* **WORK INSTRUCTIONS**:
Reproduce the data below in full and exclude every picture.

_ _ _ _ _ _ _

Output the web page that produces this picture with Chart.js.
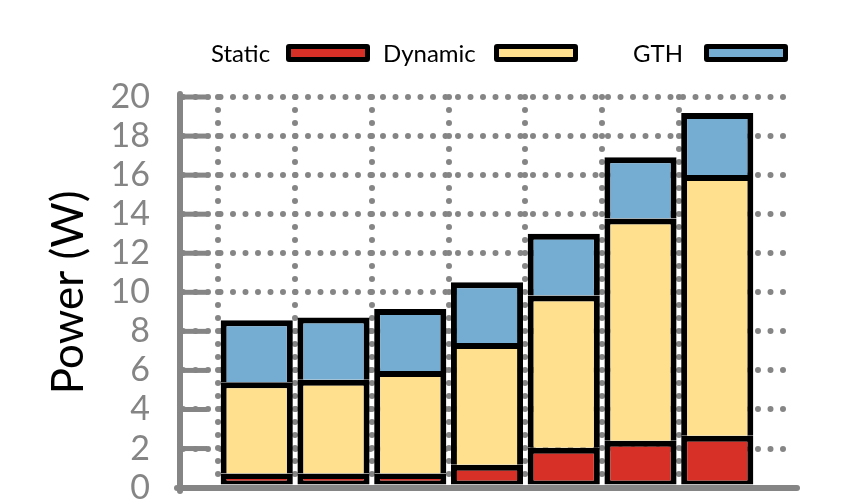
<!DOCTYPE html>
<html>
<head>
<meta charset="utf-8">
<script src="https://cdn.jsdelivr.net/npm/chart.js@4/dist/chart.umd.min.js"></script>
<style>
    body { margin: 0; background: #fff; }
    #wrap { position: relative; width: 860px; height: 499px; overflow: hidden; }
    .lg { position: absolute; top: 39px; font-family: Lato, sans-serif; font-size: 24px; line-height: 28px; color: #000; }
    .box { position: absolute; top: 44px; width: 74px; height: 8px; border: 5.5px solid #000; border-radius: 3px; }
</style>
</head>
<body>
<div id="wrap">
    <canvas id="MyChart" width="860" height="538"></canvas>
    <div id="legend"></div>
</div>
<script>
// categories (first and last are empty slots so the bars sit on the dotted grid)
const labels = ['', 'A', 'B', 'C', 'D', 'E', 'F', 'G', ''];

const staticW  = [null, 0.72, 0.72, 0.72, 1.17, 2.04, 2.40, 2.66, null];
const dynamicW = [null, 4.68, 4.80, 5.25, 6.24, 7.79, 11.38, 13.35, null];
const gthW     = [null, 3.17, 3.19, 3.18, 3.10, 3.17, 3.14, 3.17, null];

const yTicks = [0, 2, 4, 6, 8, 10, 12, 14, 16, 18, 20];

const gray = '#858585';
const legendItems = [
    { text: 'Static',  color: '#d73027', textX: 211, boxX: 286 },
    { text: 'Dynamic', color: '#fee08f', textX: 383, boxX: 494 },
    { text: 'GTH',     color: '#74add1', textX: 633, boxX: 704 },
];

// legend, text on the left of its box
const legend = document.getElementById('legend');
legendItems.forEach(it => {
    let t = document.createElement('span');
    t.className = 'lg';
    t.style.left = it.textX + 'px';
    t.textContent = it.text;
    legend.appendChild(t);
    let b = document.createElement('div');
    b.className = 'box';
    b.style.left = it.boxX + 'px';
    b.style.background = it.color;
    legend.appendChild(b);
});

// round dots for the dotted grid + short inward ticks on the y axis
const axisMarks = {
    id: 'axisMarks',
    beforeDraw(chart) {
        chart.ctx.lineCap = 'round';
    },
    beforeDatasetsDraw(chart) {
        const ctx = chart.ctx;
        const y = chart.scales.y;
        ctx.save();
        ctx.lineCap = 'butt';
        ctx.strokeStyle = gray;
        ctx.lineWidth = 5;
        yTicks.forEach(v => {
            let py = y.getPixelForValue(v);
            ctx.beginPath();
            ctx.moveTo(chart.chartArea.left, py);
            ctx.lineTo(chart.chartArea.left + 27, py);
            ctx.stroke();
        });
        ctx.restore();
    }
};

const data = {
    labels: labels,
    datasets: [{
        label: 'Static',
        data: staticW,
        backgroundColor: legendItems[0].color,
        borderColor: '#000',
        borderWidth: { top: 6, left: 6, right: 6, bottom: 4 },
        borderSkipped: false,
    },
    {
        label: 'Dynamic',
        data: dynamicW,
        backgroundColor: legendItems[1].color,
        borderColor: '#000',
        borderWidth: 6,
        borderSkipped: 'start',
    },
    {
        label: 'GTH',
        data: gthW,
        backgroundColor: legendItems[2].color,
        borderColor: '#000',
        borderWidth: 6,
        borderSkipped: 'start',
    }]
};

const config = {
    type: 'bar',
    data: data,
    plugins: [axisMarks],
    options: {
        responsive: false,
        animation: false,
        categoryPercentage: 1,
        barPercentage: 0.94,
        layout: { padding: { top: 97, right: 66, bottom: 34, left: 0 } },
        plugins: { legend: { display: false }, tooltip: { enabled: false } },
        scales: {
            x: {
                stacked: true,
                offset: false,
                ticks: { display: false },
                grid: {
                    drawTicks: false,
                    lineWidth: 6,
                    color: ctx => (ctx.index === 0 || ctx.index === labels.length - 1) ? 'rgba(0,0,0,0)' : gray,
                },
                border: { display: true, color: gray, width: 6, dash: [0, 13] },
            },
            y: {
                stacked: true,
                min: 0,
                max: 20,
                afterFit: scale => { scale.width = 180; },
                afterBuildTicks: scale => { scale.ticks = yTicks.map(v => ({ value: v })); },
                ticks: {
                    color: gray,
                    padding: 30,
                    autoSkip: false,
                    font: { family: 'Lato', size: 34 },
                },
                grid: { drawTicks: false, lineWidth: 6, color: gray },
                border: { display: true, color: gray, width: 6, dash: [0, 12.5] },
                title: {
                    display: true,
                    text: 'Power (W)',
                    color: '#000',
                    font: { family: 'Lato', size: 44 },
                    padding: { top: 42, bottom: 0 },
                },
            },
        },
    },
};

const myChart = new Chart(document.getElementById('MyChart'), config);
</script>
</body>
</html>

_ _ _ _ _ _ _

* **FINISHED EXERCISE**:
Output the web page that produces this picture with Chart.js.
<!DOCTYPE html>
<html>
<head>
<meta charset="utf-8">
<script src="https://cdn.jsdelivr.net/npm/chart.js@4/dist/chart.umd.min.js"></script>
<style>
    body { margin: 0; background: #fff; }
    #wrap { position: relative; width: 860px; height: 499px; overflow: hidden; }
    .lg { position: absolute; top: 39px; font-family: Lato, sans-serif; font-size: 24px; line-height: 28px; color: #000; }
    .box { position: absolute; top: 44px; width: 74px; height: 8px; border: 5.5px solid #000; border-radius: 3px; }
</style>
</head>
<body>
<div id="wrap">
    <canvas id="MyChart" width="860" height="538"></canvas>
    <div id="legend"></div>
</div>
<script>
// categories (first and last are empty slots so the bars sit on the dotted grid)
const labels = ['', 'A', 'B', 'C', 'D', 'E', 'F', 'G', ''];

const staticW  = [null, 0.72, 0.72, 0.72, 1.17, 2.04, 2.40, 2.66, null];
const dynamicW = [null, 4.68, 4.80, 5.25, 6.24, 7.79, 11.38, 13.35, null];
const gthW     = [null, 3.17, 3.19, 3.18, 3.10, 3.17, 3.14, 3.17, null];

const yTicks = [0, 2, 4, 6, 8, 10, 12, 14, 16, 18, 20];

const gray = '#858585';
const legendItems = [
    { text: 'Static',  color: '#d73027', textX: 211, boxX: 286 },
    { text: 'Dynamic', color: '#fee08f', textX: 383, boxX: 494 },
    { text: 'GTH',     color: '#74add1', textX: 633, boxX: 704 },
];

// legend, text on the left of its box
const legend = document.getElementById('legend');
legendItems.forEach(it => {
    let t = document.createElement('span');
    t.className = 'lg';
    t.style.left = it.textX + 'px';
    t.textContent = it.text;
    legend.appendChild(t);
    let b = document.createElement('div');
    b.className = 'box';
    b.style.left = it.boxX + 'px';
    b.style.background = it.color;
    legend.appendChild(b);
});

// round dots for the dotted grid + short inward ticks on the y axis
const axisMarks = {
    id: 'axisMarks',
    beforeDraw(chart) {
        chart.ctx.lineCap = 'round';
    },
    beforeDatasetsDraw(chart) {
        const ctx = chart.ctx;
        const y = chart.scales.y;
        ctx.save();
        ctx.lineCap = 'butt';
        ctx.strokeStyle = gray;
        ctx.lineWidth = 5;
        yTicks.forEach(v => {
            let py = y.getPixelForValue(v);
            ctx.beginPath();
            ctx.moveTo(chart.chartArea.left, py);
            ctx.lineTo(chart.chartArea.left + 27, py);
            ctx.stroke();
        });
        ctx.restore();
    }
};

const data = {
    labels: labels,
    datasets: [{
        label: 'Static',
        data: staticW,
        backgroundColor: legendItems[0].color,
        borderColor: '#000',
        borderWidth: { top: 6, left: 6, right: 6, bottom: 4 },
        borderSkipped: false,
    },
    {
        label: 'Dynamic',
        data: dynamicW,
        backgroundColor: legendItems[1].color,
        borderColor: '#000',
        borderWidth: 6,
        borderSkipped: 'start',
    },
    {
        label: 'GTH',
        data: gthW,
        backgroundColor: legendItems[2].color,
        borderColor: '#000',
        borderWidth: 6,
        borderSkipped: 'start',
    }]
};

const config = {
    type: 'bar',
    data: data,
    plugins: [axisMarks],
    options: {
        responsive: false,
        animation: false,
        categoryPercentage: 1,
        barPercentage: 0.94,
        layout: { padding: { top: 97, right: 66, bottom: 34, left: 0 } },
        plugins: { legend: { display: false }, tooltip: { enabled: false } },
        scales: {
            x: {
                stacked: true,
                offset: false,
                ticks: { display: false },
                grid: {
                    drawTicks: false,
                    lineWidth: 6,
                    color: ctx => (ctx.index === 0 || ctx.index === labels.length - 1) ? 'rgba(0,0,0,0)' : gray,
                },
                border: { display: true, color: gray, width: 6, dash: [0, 13] },
            },
            y: {
                stacked: true,
                min: 0,
                max: 20,
                afterFit: scale => { scale.width = 180; },
                afterBuildTicks: scale => { scale.ticks = yTicks.map(v => ({ value: v })); },
                ticks: {
                    color: gray,
                    padding: 30,
                    autoSkip: false,
                    font: { family: 'Lato', size: 34 },
                },
                grid: { drawTicks: false, lineWidth: 6, color: gray },
                border: { display: true, color: gray, width: 6, dash: [0, 12.5] },
                title: {
                    display: true,
                    text: 'Power (W)',
                    color: '#000',
                    font: { family: 'Lato', size: 44 },
                    padding: { top: 42, bottom: 0 },
                },
            },
        },
    },
};

const myChart = new Chart(document.getElementById('MyChart'), config);
</script>
</body>
</html>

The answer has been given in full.